Ad hoc metadata and tight coupling
Ad hoc metadata describe the interfaces that Service consumers and providers exhibit as well as the messages they exchange, without falling into the formal Service contracts themselves. Since Service contracts are not sufficient for guaranteeing loose coupling, is it possible to have an SOA without Service contracts at all? The answer depends on what qualifies as a Service contract. Service contracts and other associated metadata lay the groundwork for enterprise SOAs that involve many users and complex, heterogeneous application infrastructure, but many of today’s SOAs are not that involved. In many cases, Service interfaces aren’t available to a broad range of consumers, either because the SOA provides for limited functionality, or because sufficient security arrangements are not yet in place. As long as there are certain binding-related metadata available, including how to find the Service and what protocols it supports, then some measure of tight coupling at the data or semantic level is perfectly acceptable, since the same team likely controls the consumers and providers of the Services.

Now, by “some measure of tight coupling,” we’re not saying that we have the tight coupling exhibited by remote object invocation like that provided, say, by Java RMI or .NET Remoting. Instead, we’re still Service-oriented, in the sense that all interactions are via Service interfaces that exchange messages, and we still have contracted binding information. However, we may describe those interfaces with ad hoc metadata instead of (or in addition to) Service contracts, and there has to be some agreement beforehand on the format and context of those metadata.
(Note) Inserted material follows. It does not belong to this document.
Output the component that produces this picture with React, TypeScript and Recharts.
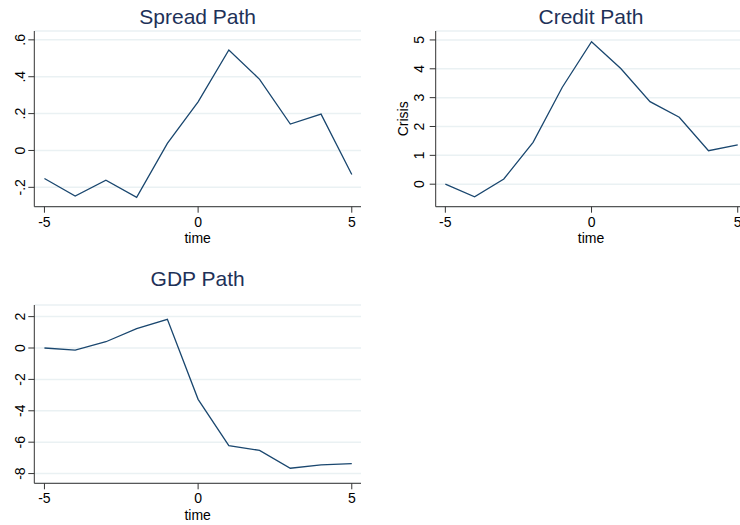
import { LineChart, Line, XAxis, YAxis, CartesianGrid } from 'recharts';

const TIME = [-5, -4, -3, -2, -1, 0, 1, 2, 3, 4, 5];
const SPREAD = [-0.152, -0.247, -0.161, -0.254, 0.038, 0.264, 0.545, 0.386, 0.143, 0.197, -0.13];
const CREDIT = [0, -0.44, 0.18, 1.45, 3.36, 4.94, 4.01, 2.86, 2.32, 1.16, 1.36];
const GDP = [0, -0.13, 0.4, 1.23, 1.83, -3.27, -6.22, -6.52, -7.66, -7.45, -7.37];

const X_TICKS = [-5, 0, 5];
const SPREAD_TICKS = [-0.2, 0, 0.2, 0.4, 0.6];
const CREDIT_TICKS = [0, 1, 2, 3, 4, 5];
const GDP_TICKS = [-8, -6, -4, -2, 0, 2];

const FONT = '"Liberation Sans", Arial, Helvetica, sans-serif';
const NAVY = '#1a476f';
const AXIS = '#333';
const GRID = '#eaf1f3';

const spreadFmt = (v: number) => (v === 0 ? '0' : String(v).replace('0.', '.'));

const RotTick = ({ x, y, payload, fmt }: any) => (
  <text
    x={x}
    y={y}
    transform={`rotate(-90 ${x} ${y})`}
    textAnchor="middle"
    fontSize={14}
    fontFamily={FONT}
    fill="#000"
  >
    {fmt ? fmt(payload.value) : payload.value}
  </text>
);

interface PanelProps {
  title: string;
  values: number[];
  yTicks: number[];
  yDomain: [number, number];
  fmt?: (v: number) => string;
  left: number;
  top: number;
  width: number;
  height: number;
  yWidth: number;
  marginTop: number;
  marginRight: number;
  xHeight: number;
  tickGap: number;
  titleX: number;
  yLabel?: string;
}

const Panel = (p: PanelProps) => {
  const data = TIME.map((t, i) => ({ time: t, v: p.values[i] }));
  return (
    <div style={{ position: 'absolute', left: p.left, top: p.top, width: p.width, height: p.height }}>
      <div
        style={{
          position: 'absolute',
          left: p.titleX - 100,
          width: 200,
          top: 6,
          textAlign: 'center',
          fontFamily: FONT,
          fontSize: 21,
          lineHeight: '21px',
          color: '#1e3158',
        }}
      >
        {p.title}
      </div>
      <LineChart
        width={p.width}
        height={p.height}
        data={data}
        margin={{ top: p.marginTop, right: p.marginRight, left: 0, bottom: 0 }}
      >
        <CartesianGrid vertical={false} stroke={GRID} strokeWidth={1.5} />
        <XAxis
          dataKey="time"
          type="number"
          domain={[-5.33, 5.3]}
          ticks={X_TICKS}
          height={p.xHeight}
          stroke={AXIS}
          tickSize={6}
          tickMargin={4}
          tick={{ fontSize: 14, fontFamily: FONT, fill: '#000' }}
          label={{ value: 'time', position: 'insideBottom', offset: p.xHeight - 36.3, fontSize: 14, fontFamily: FONT, fill: '#000' }}
        />
        <YAxis
          type="number"
          domain={p.yDomain}
          ticks={p.yTicks}
          width={p.yWidth}
          stroke={AXIS}
          tickSize={6}
          tickMargin={p.tickGap}
          allowDataOverflow
          tick={<RotTick fmt={p.fmt} />}
          label={p.yLabel ? { value: p.yLabel, angle: -90, position: 'center', fontSize: 14, fontFamily: FONT, fill: '#000' } : undefined}
        />
        <Line
          dataKey="v"
          stroke={NAVY}
          strokeWidth={1.3}
          dot={false}
          isAnimationActive={false}
          type="linear"
        />
      </LineChart>
    </div>
  );
};

export default function App() {
  return (
    <div
      style={{
        position: 'absolute',
        left: 0,
        top: 0,
        width: 740,
        height: 525,
        overflow: 'hidden',
        background: '#fff',
      }}
    >
      <Panel
        title="Spread Path"
        values={SPREAD}
        yTicks={SPREAD_TICKS}
        yDomain={[-0.305, 0.648]}
        fmt={spreadFmt}
        left={0}
        top={0}
        width={370}
        height={262}
        yWidth={34.3}
        marginTop={31}
        marginRight={9}
        xHeight={55.3}
        tickGap={3}
        titleX={197.7}
      />
      <Panel
        title="Credit Path"
        values={CREDIT}
        yTicks={CREDIT_TICKS}
        yDomain={[-0.78, 5.31]}
        left={370}
        top={0}
        width={380}
        height={262}
        yWidth={65.7}
        marginTop={31}
        marginRight={3.5}
        xHeight={55.3}
        tickGap={6}
        titleX={221}
        yLabel="Crisis"
      />
      <Panel
        title="GDP Path"
        values={GDP}
        yTicks={GDP_TICKS}
        yDomain={[-8.62, 2.74]}
        left={0}
        top={262}
        width={370}
        height={263}
        yWidth={34.3}
        marginTop={43}
        marginRight={9}
        xHeight={41.7}
        tickGap={3}
        titleX={197.7}
      />
    </div>
  );
}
Such an arrangement can work quite well in a lightweight event-oriented environment, where ad hoc metadata describe published events that consumers can subscribe to. Such an approach would be more tightly coupled if consumers and providers must agree on the format and context of those metadata. However, if the content of those events are intended only for human consumption, then this event-oriented approach could be considered to be more loosely coupled. In either case, however, both approaches still fall under the broader umbrella of Service orientation. The bottom line is that each approach solves a different set of problems. How loosely coupled an interaction should be is simply a question of the right tool for the job.